Continuous fuzzy measurement on two-level systems revisited

Imposing restrictions on the Feynman paths of the monitored system has in the past been proposed as a universal model-free approach to continuous quantum measurements. Here we revisit this proposition, and demonstrate that a Gaussian restriction, resulting in a sequence of many highly inaccurate (weak) von Neumann measurements, is not sufficiently strong to ensure proximity between a readout and the Feynman paths along which the monitored system evolves. Rather, in the continuous limit, the variations of a typical readout become much larger than the separation between the eigenvalues of the measured quantity.
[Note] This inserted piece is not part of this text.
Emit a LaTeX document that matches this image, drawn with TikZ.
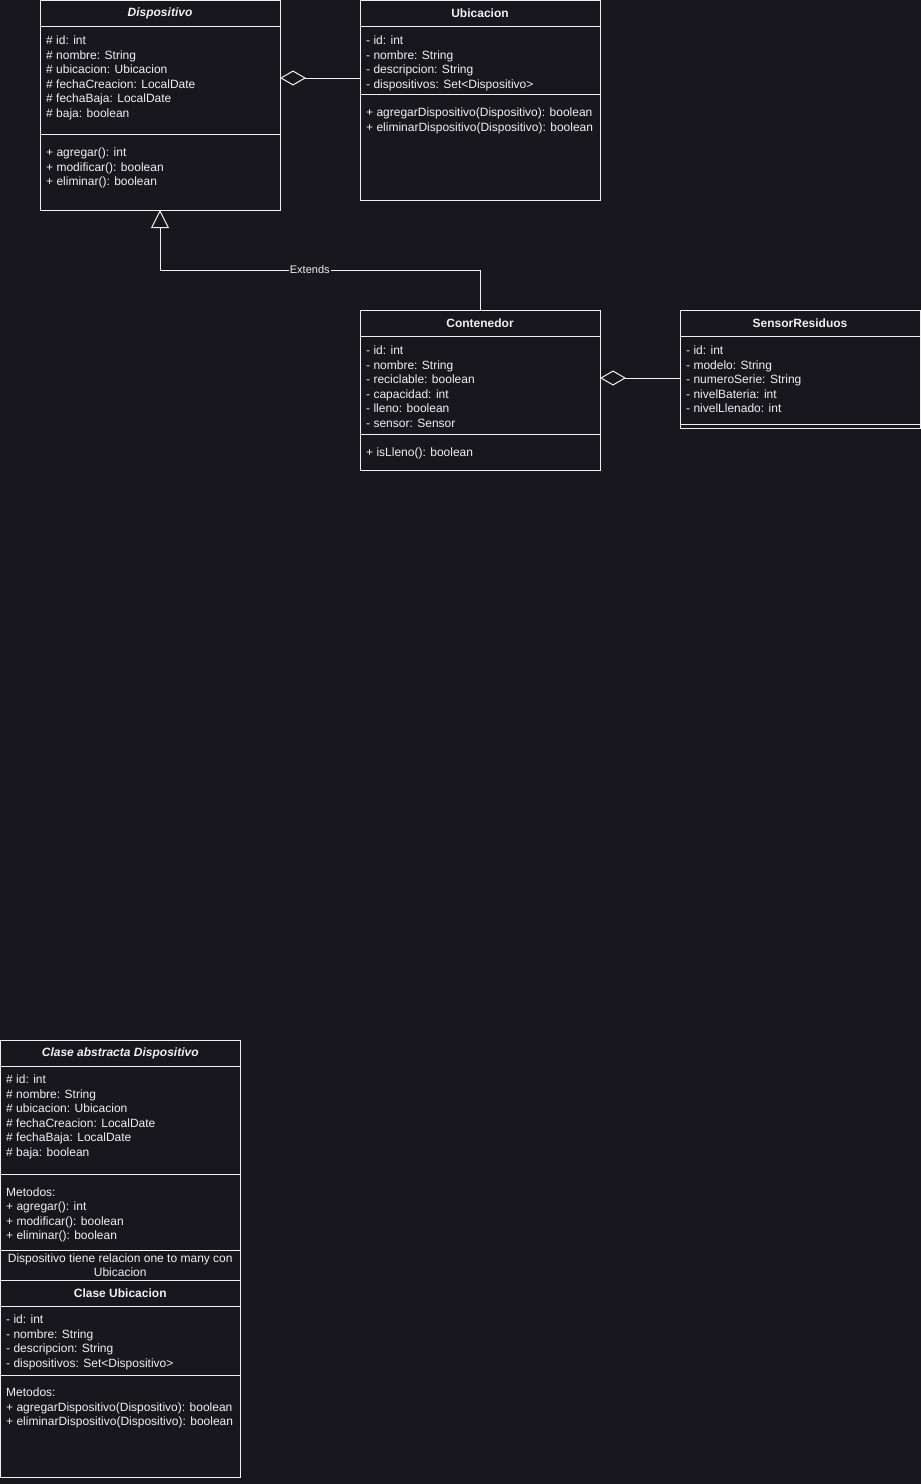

Thus, a typical readout is not represented by a nearly constant curve, correlating with one of the eigenvalues of the measured quantity $\a$, even when decoherence, or Zeno effect are achieved for the observed two-level system, and does not point directly to the system's final state. We show that the decoherence in a "free" system can be seen as induced by a Gaussian random walk with a drift, eventually directing the system towards one of the eigenstates of $\a$. A similar mechanism appears to be responsible for the Zeno effect in a driven system, when its Rabi oscillations are quenched by monitoring. Alongside the Gaussian case, which can only be studied numerically, we also consider a fully tractable model with a "hard wall" restriction, and show the results to be similar.